One day after the final game of another losing season, the Minnesota Twins announced they are parting ways with longtime manager Ron Gardenhire.
"You lose this many games, you've got to do something. He (General Manager Terry Ryan) called me in this morning, I said, 'Terry, you don't have a choice here; do what you have to do.'"
The Twins sent a letter to season-ticket holders today explaining the decision.
"As the organization prepares for 2015, we have spent a great deal of time with Terry Ryan re-evaluating every aspect of our baseball operation," the statement from owner Jim Pohlad and team president Dave St. Peter says. "This comprehensive evaluation, which is ongoing, led us to collectively determine a managerial change is in the best interest of the franchise. Rest assured, this was not an easy decision, especially considering what Ron Gardenhire has meant to the Minnesota Twins."
In a press release from the team, the Twins said they will "immediately begin their search for a new manager, internally and externally." Gardenhire and Ryan will be at a press conference at 3 p.m. today.
The rest of the coaching staff will remain in limbo until a new manager is hired. Their fates will be decided at that point.
Aaron Gleeman of NBC Sports notes that only two managers have avoided being fired following four straight 90-loss seasons. The first was Connie Mack, who owned his team and the second is Tom Kelly, who lost 90 or more games four seasons in a row with the Twins from 1997-2000.

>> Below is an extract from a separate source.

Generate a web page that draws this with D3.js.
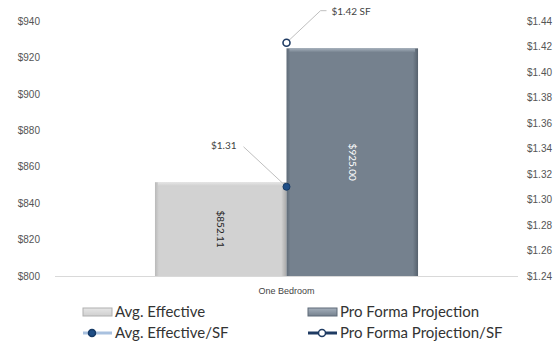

The past four seasons have all resulted in 92-plus losses, putting Minnesota's winning ways in the rearview mirror. Gardenhire and the Twins won six division titles over a nine-year stretch of the 2000s, but haven't been to the postseason since 2010.
After Kelly stepped down from managing in 2001, Gardenhire took over in 2002. He guided the Twins to 94 wins and a division title as a rookie manager and followed that campaign up with division titles in 2003, 2004, 2006, 2009 and 2010. He owns a career managerial record of 1,068 wins and 1,039 losses.
He finished in the top three of voting for American League Manager of the Year seven times, was a runner-up five times and won the award once in 2010.